As a first approximation, mentions of dataset identifiers in the README files of GitHub repositories were used as an indicator of dataset reuse. The Software Heritage Graph Dataset, which is a fully deduplicated representation of the archive stored in Apache Parquet format and accessible via Amazon Athena, was used to isolate the unique content hashes (SWHIDs) of all README files from GitHub repositories. Queries were constructed to retain only the latest version of READMEs (matching readme.md, readme, and readme.txt) from main or master branches. Repository creation date was extracted as an approximation of the mention date for weighted mention count calculation.
This process yielded the SWHIDs of 220M+ GitHub READMEs, which were processed across six parallel Amazon EC2 instances. README content was streamed and scanned with regex patterns for DOI and EMDB identifiers. Matched identifiers were then cross-referenced against the Scholar Data dataset corpus to isolate mentions to tracked datasets.
Hugging Face
To complement the analysis of code repositories, dataset reuse was also investigated in open-source machine learning models hosted on the Hugging Face Hub, the central platform for sharing pre-trained models, datasets, and demo applications in the ML community, hosting over 2 million public models.
A targeted extraction pipeline using the Hugging Face Hub API was developed to scan 2.2M+ model cards (as of January 2026) for DOI and EMDB identifier patterns. Model cards are standardized documentation files recommended by Hugging Face when sharing a model.

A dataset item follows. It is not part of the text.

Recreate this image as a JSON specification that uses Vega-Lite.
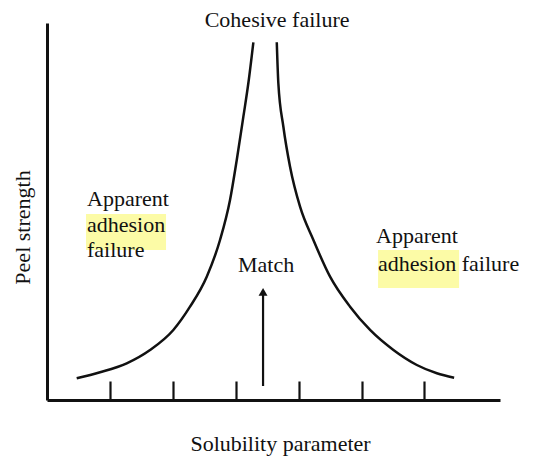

Because model cards often reference internal Hugging Face dataset identifiers rather than DOIs directly, a two-stage resolution strategy was implemented: first extracting Hugging Face's internal dataset identifiers from model cards, then querying the corresponding datasets for any associated DOIs or EMDB IDs. Model publication year was also captured for weighted mention count calculation. A caching mechanism was used to deduplicate redundant queries for high-frequency datasets, and automated retry logic with exponential backoff was applied to handle API rate limiting.
USPTO Patents
To identify dataset mentions in patents, bulk data from the United States Patent and Trademark Office (USPTO) was used. USPTO provides weekly archives of all granted patents since January 2002 in XML format, well-suited for large-scale text mining.
All weekly bulk XML archives (dataset code PTGRXML) of granted patents from January 2002 to January 2026 were downloaded via the USPTO API, covering 6.4M granted patents. A pipeline was developed to parse the XML files, extract patent number and publication date, and scan for DOI and EMDB identifier mentions using regex patterns. Matched identifiers were then cross-referenced against the Scholar Data dataset corpus.
Results
Mentions from each source were saved in separate NDJSON files and then combined into a single NDJSON file. A total of 91,891 mentions to tracked datasets were identified.
| Source | Software Heritage | Hugging Face | USPTO | Total |
|---|---|---|---|---|
| DataCite | 85,014 | 5,243 | 171 | 90,428 |
| EMDB | 115 | 0 | 1,348 | 1,463 |
| Total | 85,129 | 5,243 | 1,519 | 91,891 |
Validation
Because mentions were extracted directly from source content (rather than aggregated by a dedicated citation service) a validation step was conducted to confirm extraction accuracy. For each source, 50 mentions were randomly sampled and manually verified to be present in the corresponding file or document.
Note that validation confirmed the presence of identifier strings in the source content, not actual dataset usage. The current approach counts all mentions broadly, without applying additional checks to determine whether a mentioned dataset was truly used in the associated work. Given the overall scarcity of dataset citations and mentions, counting all signals is considered the right approach to incentivize data sharing at this stage.